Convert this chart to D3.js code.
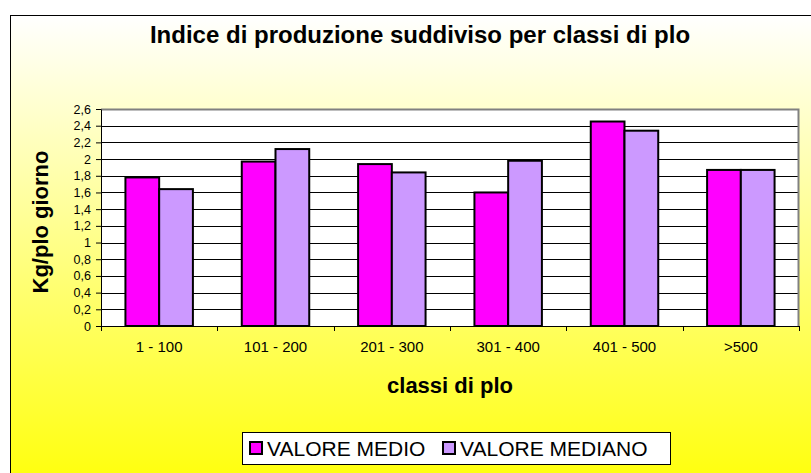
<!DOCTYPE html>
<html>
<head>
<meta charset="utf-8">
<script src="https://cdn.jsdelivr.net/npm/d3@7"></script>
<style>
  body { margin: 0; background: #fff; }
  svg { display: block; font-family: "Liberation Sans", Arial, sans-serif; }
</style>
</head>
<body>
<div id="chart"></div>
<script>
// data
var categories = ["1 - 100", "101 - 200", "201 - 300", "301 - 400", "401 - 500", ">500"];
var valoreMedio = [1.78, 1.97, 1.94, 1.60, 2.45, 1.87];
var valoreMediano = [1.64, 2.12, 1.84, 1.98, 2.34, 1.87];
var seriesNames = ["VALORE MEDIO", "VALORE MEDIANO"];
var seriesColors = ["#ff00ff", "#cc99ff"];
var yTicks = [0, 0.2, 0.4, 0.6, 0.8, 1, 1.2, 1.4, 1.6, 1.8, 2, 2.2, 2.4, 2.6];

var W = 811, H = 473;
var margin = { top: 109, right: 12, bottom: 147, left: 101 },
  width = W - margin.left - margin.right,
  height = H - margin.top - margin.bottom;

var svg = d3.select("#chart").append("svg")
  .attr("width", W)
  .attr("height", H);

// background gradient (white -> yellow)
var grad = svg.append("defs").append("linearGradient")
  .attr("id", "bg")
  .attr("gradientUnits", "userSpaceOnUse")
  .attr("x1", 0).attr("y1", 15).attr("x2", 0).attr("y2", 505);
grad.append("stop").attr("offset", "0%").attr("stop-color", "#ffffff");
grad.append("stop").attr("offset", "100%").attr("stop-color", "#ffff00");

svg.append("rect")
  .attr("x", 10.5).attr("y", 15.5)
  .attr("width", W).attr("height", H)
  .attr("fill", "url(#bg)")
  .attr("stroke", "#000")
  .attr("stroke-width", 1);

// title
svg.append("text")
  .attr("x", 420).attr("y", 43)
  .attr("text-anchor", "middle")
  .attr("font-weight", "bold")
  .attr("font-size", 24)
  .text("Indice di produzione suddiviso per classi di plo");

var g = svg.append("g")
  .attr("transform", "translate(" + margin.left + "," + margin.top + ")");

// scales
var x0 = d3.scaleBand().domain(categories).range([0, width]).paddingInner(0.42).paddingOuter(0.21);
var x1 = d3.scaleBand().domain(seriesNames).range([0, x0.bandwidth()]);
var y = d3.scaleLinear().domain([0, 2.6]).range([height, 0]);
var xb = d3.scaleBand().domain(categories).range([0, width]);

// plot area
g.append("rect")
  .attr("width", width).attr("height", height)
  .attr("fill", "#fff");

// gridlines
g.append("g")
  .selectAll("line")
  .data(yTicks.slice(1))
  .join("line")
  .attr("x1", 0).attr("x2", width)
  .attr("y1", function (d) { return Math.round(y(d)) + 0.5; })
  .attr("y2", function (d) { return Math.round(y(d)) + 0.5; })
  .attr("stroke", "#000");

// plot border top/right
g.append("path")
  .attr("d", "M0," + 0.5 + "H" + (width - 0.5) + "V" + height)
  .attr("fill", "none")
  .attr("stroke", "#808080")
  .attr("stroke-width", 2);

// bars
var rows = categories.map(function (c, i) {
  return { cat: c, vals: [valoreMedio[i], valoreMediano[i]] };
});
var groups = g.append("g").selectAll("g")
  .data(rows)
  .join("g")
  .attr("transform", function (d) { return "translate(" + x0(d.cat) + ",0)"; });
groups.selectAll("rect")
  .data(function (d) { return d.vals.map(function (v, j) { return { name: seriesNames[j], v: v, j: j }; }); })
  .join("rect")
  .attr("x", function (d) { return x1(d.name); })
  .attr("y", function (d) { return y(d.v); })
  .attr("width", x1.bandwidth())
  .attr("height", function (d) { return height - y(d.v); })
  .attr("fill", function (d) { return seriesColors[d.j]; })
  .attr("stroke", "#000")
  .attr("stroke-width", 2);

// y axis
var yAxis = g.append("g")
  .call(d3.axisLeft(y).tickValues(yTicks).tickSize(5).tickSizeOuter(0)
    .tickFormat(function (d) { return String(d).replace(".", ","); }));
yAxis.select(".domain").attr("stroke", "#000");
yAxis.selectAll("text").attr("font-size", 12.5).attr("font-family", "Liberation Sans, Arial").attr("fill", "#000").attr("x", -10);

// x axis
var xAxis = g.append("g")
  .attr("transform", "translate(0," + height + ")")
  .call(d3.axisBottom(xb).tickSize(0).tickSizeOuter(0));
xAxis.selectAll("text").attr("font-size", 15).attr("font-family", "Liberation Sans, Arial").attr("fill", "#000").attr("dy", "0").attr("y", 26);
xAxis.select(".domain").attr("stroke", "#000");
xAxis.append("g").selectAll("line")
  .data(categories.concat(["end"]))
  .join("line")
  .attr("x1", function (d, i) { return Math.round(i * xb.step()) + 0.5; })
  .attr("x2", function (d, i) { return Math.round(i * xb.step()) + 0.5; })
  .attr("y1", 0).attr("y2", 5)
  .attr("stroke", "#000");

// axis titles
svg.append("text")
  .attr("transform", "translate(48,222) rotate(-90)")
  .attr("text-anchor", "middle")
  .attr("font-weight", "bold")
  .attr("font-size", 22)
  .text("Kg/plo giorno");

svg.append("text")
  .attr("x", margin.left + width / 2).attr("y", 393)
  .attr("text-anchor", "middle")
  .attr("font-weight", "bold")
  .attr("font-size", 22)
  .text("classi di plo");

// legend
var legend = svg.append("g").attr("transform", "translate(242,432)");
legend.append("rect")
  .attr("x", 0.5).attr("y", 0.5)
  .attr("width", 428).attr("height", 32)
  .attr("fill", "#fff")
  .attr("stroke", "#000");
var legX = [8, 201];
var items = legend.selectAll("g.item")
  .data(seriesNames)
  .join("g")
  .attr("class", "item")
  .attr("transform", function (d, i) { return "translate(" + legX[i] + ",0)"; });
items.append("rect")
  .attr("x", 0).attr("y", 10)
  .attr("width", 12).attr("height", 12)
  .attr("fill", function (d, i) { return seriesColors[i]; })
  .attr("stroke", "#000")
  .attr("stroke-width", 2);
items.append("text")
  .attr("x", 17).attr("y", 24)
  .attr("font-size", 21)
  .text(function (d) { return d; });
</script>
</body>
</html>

TASK DIRECTIONS
What is needed is an exact reproduction of the data, pictures excluded.

OUTPUT OF THE EXERCISE
Convert this chart to D3.js code.
<!DOCTYPE html>
<html>
<head>
<meta charset="utf-8">
<script src="https://cdn.jsdelivr.net/npm/d3@7"></script>
<style>
  body { margin: 0; background: #fff; }
  svg { display: block; font-family: "Liberation Sans", Arial, sans-serif; }
</style>
</head>
<body>
<div id="chart"></div>
<script>
// data
var categories = ["1 - 100", "101 - 200", "201 - 300", "301 - 400", "401 - 500", ">500"];
var valoreMedio = [1.78, 1.97, 1.94, 1.60, 2.45, 1.87];
var valoreMediano = [1.64, 2.12, 1.84, 1.98, 2.34, 1.87];
var seriesNames = ["VALORE MEDIO", "VALORE MEDIANO"];
var seriesColors = ["#ff00ff", "#cc99ff"];
var yTicks = [0, 0.2, 0.4, 0.6, 0.8, 1, 1.2, 1.4, 1.6, 1.8, 2, 2.2, 2.4, 2.6];

var W = 811, H = 473;
var margin = { top: 109, right: 12, bottom: 147, left: 101 },
  width = W - margin.left - margin.right,
  height = H - margin.top - margin.bottom;

var svg = d3.select("#chart").append("svg")
  .attr("width", W)
  .attr("height", H);

// background gradient (white -> yellow)
var grad = svg.append("defs").append("linearGradient")
  .attr("id", "bg")
  .attr("gradientUnits", "userSpaceOnUse")
  .attr("x1", 0).attr("y1", 15).attr("x2", 0).attr("y2", 505);
grad.append("stop").attr("offset", "0%").attr("stop-color", "#ffffff");
grad.append("stop").attr("offset", "100%").attr("stop-color", "#ffff00");

svg.append("rect")
  .attr("x", 10.5).attr("y", 15.5)
  .attr("width", W).attr("height", H)
  .attr("fill", "url(#bg)")
  .attr("stroke", "#000")
  .attr("stroke-width", 1);

// title
svg.append("text")
  .attr("x", 420).attr("y", 43)
  .attr("text-anchor", "middle")
  .attr("font-weight", "bold")
  .attr("font-size", 24)
  .text("Indice di produzione suddiviso per classi di plo");

var g = svg.append("g")
  .attr("transform", "translate(" + margin.left + "," + margin.top + ")");

// scales
var x0 = d3.scaleBand().domain(categories).range([0, width]).paddingInner(0.42).paddingOuter(0.21);
var x1 = d3.scaleBand().domain(seriesNames).range([0, x0.bandwidth()]);
var y = d3.scaleLinear().domain([0, 2.6]).range([height, 0]);
var xb = d3.scaleBand().domain(categories).range([0, width]);

// plot area
g.append("rect")
  .attr("width", width).attr("height", height)
  .attr("fill", "#fff");

// gridlines
g.append("g")
  .selectAll("line")
  .data(yTicks.slice(1))
  .join("line")
  .attr("x1", 0).attr("x2", width)
  .attr("y1", function (d) { return Math.round(y(d)) + 0.5; })
  .attr("y2", function (d) { return Math.round(y(d)) + 0.5; })
  .attr("stroke", "#000");

// plot border top/right
g.append("path")
  .attr("d", "M0," + 0.5 + "H" + (width - 0.5) + "V" + height)
  .attr("fill", "none")
  .attr("stroke", "#808080")
  .attr("stroke-width", 2);

// bars
var rows = categories.map(function (c, i) {
  return { cat: c, vals: [valoreMedio[i], valoreMediano[i]] };
});
var groups = g.append("g").selectAll("g")
  .data(rows)
  .join("g")
  .attr("transform", function (d) { return "translate(" + x0(d.cat) + ",0)"; });
groups.selectAll("rect")
  .data(function (d) { return d.vals.map(function (v, j) { return { name: seriesNames[j], v: v, j: j }; }); })
  .join("rect")
  .attr("x", function (d) { return x1(d.name); })
  .attr("y", function (d) { return y(d.v); })
  .attr("width", x1.bandwidth())
  .attr("height", function (d) { return height - y(d.v); })
  .attr("fill", function (d) { return seriesColors[d.j]; })
  .attr("stroke", "#000")
  .attr("stroke-width", 2);

// y axis
var yAxis = g.append("g")
  .call(d3.axisLeft(y).tickValues(yTicks).tickSize(5).tickSizeOuter(0)
    .tickFormat(function (d) { return String(d).replace(".", ","); }));
yAxis.select(".domain").attr("stroke", "#000");
yAxis.selectAll("text").attr("font-size", 12.5).attr("font-family", "Liberation Sans, Arial").attr("fill", "#000").attr("x", -10);

// x axis
var xAxis = g.append("g")
  .attr("transform", "translate(0," + height + ")")
  .call(d3.axisBottom(xb).tickSize(0).tickSizeOuter(0));
xAxis.selectAll("text").attr("font-size", 15).attr("font-family", "Liberation Sans, Arial").attr("fill", "#000").attr("dy", "0").attr("y", 26);
xAxis.select(".domain").attr("stroke", "#000");
xAxis.append("g").selectAll("line")
  .data(categories.concat(["end"]))
  .join("line")
  .attr("x1", function (d, i) { return Math.round(i * xb.step()) + 0.5; })
  .attr("x2", function (d, i) { return Math.round(i * xb.step()) + 0.5; })
  .attr("y1", 0).attr("y2", 5)
  .attr("stroke", "#000");

// axis titles
svg.append("text")
  .attr("transform", "translate(48,222) rotate(-90)")
  .attr("text-anchor", "middle")
  .attr("font-weight", "bold")
  .attr("font-size", 22)
  .text("Kg/plo giorno");

svg.append("text")
  .attr("x", margin.left + width / 2).attr("y", 393)
  .attr("text-anchor", "middle")
  .attr("font-weight", "bold")
  .attr("font-size", 22)
  .text("classi di plo");

// legend
var legend = svg.append("g").attr("transform", "translate(242,432)");
legend.append("rect")
  .attr("x", 0.5).attr("y", 0.5)
  .attr("width", 428).attr("height", 32)
  .attr("fill", "#fff")
  .attr("stroke", "#000");
var legX = [8, 201];
var items = legend.selectAll("g.item")
  .data(seriesNames)
  .join("g")
  .attr("class", "item")
  .attr("transform", function (d, i) { return "translate(" + legX[i] + ",0)"; });
items.append("rect")
  .attr("x", 0).attr("y", 10)
  .attr("width", 12).attr("height", 12)
  .attr("fill", function (d, i) { return seriesColors[i]; })
  .attr("stroke", "#000")
  .attr("stroke-width", 2);
items.append("text")
  .attr("x", 17).attr("y", 24)
  .attr("font-size", 21)
  .text(function (d) { return d; });
</script>
</body>
</html>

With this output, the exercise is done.